In 2016, US commercial landings of Atlantic mackerel combined to over 11.7 million pounds and were valued at over US $3 million, harvested mainly by Massachusetts, Rhode Island, and New Jersey. Two areas make up the Atlantic mackerel fishery: a southern fishery operating in southern New England between January and May and a northern fishery operating in the Gulf of Maine between May and December. They are harvested in large volumes with mid-water trawls and bottom trawls in the US, and in Canada are harvested with purse seines. Atlantic mackerel are considered as one stock in the US and Canada.

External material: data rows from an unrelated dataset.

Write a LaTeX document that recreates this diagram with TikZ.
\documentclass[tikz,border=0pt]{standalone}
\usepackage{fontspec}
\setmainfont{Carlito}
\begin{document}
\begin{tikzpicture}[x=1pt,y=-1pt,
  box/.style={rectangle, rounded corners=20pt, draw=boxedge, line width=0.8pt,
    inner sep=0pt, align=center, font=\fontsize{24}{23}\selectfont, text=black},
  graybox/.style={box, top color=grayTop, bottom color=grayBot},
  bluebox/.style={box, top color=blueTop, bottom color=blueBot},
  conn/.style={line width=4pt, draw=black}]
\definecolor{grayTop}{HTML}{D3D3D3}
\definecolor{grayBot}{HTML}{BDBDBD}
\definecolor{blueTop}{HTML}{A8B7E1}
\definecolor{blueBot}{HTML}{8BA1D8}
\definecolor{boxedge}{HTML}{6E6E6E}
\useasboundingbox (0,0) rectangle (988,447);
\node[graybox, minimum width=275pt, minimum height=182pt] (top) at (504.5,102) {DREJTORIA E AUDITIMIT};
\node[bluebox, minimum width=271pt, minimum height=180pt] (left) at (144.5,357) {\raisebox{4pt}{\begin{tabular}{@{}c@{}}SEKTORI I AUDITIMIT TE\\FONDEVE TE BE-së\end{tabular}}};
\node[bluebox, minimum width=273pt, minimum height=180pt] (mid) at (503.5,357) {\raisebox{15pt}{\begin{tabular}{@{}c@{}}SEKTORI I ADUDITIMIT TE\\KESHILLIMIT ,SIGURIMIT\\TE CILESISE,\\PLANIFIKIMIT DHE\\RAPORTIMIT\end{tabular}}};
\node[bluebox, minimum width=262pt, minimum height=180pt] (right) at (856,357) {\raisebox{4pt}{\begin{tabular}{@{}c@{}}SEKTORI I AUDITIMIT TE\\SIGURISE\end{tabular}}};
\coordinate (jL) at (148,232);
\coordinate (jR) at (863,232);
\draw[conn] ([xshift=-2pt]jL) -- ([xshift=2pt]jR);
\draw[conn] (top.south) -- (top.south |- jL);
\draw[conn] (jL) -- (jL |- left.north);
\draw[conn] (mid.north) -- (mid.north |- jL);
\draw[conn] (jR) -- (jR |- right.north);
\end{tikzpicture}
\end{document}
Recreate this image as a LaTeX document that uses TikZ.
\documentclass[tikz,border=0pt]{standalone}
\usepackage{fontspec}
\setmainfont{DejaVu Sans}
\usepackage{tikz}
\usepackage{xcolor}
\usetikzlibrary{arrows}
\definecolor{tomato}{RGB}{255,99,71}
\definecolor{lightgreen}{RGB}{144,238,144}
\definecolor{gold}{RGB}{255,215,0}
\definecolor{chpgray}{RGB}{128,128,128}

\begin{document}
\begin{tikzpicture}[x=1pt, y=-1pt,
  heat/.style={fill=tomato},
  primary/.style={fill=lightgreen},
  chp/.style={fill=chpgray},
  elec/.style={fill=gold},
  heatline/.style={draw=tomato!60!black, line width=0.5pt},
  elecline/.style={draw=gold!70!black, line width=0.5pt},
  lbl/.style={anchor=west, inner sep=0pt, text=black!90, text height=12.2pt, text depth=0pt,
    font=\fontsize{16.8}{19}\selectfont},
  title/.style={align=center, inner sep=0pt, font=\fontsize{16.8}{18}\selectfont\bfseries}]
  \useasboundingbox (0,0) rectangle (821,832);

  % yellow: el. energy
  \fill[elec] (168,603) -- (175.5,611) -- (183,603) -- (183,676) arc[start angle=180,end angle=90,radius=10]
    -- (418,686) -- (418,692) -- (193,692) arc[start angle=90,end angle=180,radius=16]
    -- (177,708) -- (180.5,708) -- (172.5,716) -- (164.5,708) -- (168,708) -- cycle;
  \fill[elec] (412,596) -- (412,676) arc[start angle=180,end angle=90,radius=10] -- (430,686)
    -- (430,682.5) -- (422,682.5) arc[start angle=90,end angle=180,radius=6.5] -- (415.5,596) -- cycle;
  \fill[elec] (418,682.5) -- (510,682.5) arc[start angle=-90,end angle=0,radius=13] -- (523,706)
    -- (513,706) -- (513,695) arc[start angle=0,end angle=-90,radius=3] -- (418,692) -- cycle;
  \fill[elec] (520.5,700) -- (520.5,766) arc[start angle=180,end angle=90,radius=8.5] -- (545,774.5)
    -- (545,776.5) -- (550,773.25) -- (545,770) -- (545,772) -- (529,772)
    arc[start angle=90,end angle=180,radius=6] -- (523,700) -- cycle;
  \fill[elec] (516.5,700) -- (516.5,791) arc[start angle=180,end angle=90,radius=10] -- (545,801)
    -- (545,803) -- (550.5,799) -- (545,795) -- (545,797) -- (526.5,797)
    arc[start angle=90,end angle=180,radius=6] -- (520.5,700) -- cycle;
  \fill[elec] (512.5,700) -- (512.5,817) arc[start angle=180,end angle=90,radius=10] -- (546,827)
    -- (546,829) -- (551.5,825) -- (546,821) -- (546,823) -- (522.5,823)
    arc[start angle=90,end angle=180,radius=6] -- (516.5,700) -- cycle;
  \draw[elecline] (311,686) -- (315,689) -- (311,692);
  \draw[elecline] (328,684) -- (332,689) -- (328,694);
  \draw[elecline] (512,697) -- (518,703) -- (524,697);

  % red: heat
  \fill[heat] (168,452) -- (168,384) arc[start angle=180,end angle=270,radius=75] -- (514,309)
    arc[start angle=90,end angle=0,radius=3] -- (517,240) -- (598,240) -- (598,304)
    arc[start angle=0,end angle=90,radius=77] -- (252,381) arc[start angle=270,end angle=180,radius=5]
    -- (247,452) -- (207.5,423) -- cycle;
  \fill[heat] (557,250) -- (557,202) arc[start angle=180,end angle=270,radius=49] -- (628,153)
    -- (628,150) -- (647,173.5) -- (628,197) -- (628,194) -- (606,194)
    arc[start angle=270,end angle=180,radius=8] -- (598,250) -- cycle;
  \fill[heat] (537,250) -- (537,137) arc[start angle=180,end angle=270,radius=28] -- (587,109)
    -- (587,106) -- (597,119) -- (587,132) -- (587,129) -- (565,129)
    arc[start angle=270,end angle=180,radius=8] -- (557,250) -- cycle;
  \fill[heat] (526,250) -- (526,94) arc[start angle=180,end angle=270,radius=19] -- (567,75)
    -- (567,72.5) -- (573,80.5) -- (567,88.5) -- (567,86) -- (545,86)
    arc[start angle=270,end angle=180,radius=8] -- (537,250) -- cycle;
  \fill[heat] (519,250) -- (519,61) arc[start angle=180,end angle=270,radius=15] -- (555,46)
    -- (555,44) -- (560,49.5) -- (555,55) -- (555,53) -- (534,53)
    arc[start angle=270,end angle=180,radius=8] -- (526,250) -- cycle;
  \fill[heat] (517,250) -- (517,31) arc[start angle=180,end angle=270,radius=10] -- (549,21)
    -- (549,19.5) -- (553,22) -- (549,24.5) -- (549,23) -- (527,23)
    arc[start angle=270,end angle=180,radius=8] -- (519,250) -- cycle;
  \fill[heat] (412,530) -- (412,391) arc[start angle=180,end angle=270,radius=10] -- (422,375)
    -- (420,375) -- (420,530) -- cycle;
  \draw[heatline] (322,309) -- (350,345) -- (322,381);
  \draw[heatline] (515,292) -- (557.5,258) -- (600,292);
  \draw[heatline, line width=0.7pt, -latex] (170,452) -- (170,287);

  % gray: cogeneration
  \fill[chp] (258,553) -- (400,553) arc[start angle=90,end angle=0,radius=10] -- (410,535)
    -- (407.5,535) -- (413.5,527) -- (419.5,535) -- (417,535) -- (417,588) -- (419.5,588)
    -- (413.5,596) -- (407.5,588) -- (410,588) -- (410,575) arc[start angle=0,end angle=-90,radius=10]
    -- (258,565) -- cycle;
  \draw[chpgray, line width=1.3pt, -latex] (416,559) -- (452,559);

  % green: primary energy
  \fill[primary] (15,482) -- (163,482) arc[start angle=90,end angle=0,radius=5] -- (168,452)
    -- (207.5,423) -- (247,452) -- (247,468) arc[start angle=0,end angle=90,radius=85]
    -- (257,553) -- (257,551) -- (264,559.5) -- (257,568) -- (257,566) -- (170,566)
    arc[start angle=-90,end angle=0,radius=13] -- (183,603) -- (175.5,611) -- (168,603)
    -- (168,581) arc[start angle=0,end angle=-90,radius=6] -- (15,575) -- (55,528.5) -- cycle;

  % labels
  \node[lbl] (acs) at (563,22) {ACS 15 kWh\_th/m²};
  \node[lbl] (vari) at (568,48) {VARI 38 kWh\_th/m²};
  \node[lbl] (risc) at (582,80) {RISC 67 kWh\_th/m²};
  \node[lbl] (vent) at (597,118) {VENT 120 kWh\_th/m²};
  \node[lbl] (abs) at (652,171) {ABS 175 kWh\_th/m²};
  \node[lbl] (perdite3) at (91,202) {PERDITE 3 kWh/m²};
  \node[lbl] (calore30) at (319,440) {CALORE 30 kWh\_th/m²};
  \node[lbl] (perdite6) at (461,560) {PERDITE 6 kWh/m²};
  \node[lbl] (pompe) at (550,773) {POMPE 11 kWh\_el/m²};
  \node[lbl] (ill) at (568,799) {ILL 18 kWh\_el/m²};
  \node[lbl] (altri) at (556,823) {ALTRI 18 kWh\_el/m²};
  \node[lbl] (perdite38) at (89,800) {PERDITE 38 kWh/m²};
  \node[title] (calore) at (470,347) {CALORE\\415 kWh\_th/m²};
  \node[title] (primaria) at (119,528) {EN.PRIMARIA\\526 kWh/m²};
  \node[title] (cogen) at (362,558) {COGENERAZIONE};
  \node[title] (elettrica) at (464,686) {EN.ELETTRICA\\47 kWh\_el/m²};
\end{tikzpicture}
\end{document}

The US Atlantic mackerel fishery is federally managed by NOAA Fisheries and the Mid-Atlantic Fishery Management Council under the Atlantic Mackerel, Squid, and Butterfish Fishery Management Plan. No state management exists for Atlantic mackerel. Annual catch limits are set between commercial and recreational fisheries. Permits are required for harvest, available under a limited access program in order to control harvest. Managers of the fishery monitor commercial catch weekly and will close the fisheries if the limits are reached before the season is complete.
Recent assessments of Atlantic mackerel showed that biomass is currently depleted and near historic lows at about 5% of 1980s levels. Mackerel biomass and catch peaked in the early 1970s due to strong recruitment and lower fishing mortality, but has since been declining due to less recruitment and overfishing. Fishing mortality is above a sustainable level in both the US and Canada. Abundance and fishing mortality are both considered high concerns. According to NOAA Northeast Fisheries Science Center’s 64th Northeast Regional Stock Assessment Workshop report, the US considers the stock to be overfished and currently experiencing overfishing.
Canada considers the stock to be in the Critical Zone, or below the Limit Reference Point (LRP). Management did not set catch limits above scientifically recommended levels in 2015 and have not reduced mortality to a precautionary level given stock assessment uncertainty.
The UK, the EU, Norway, and the Faroe Islands work together to manage their catches through the Coastal States Arrangement. However, fishing of the Atlantic mackerel stock as a whole has remained in excess of scientifically recommended limits since the 1980s. In September 2019, all MSC certifications for Atlantic mackerel were suspended.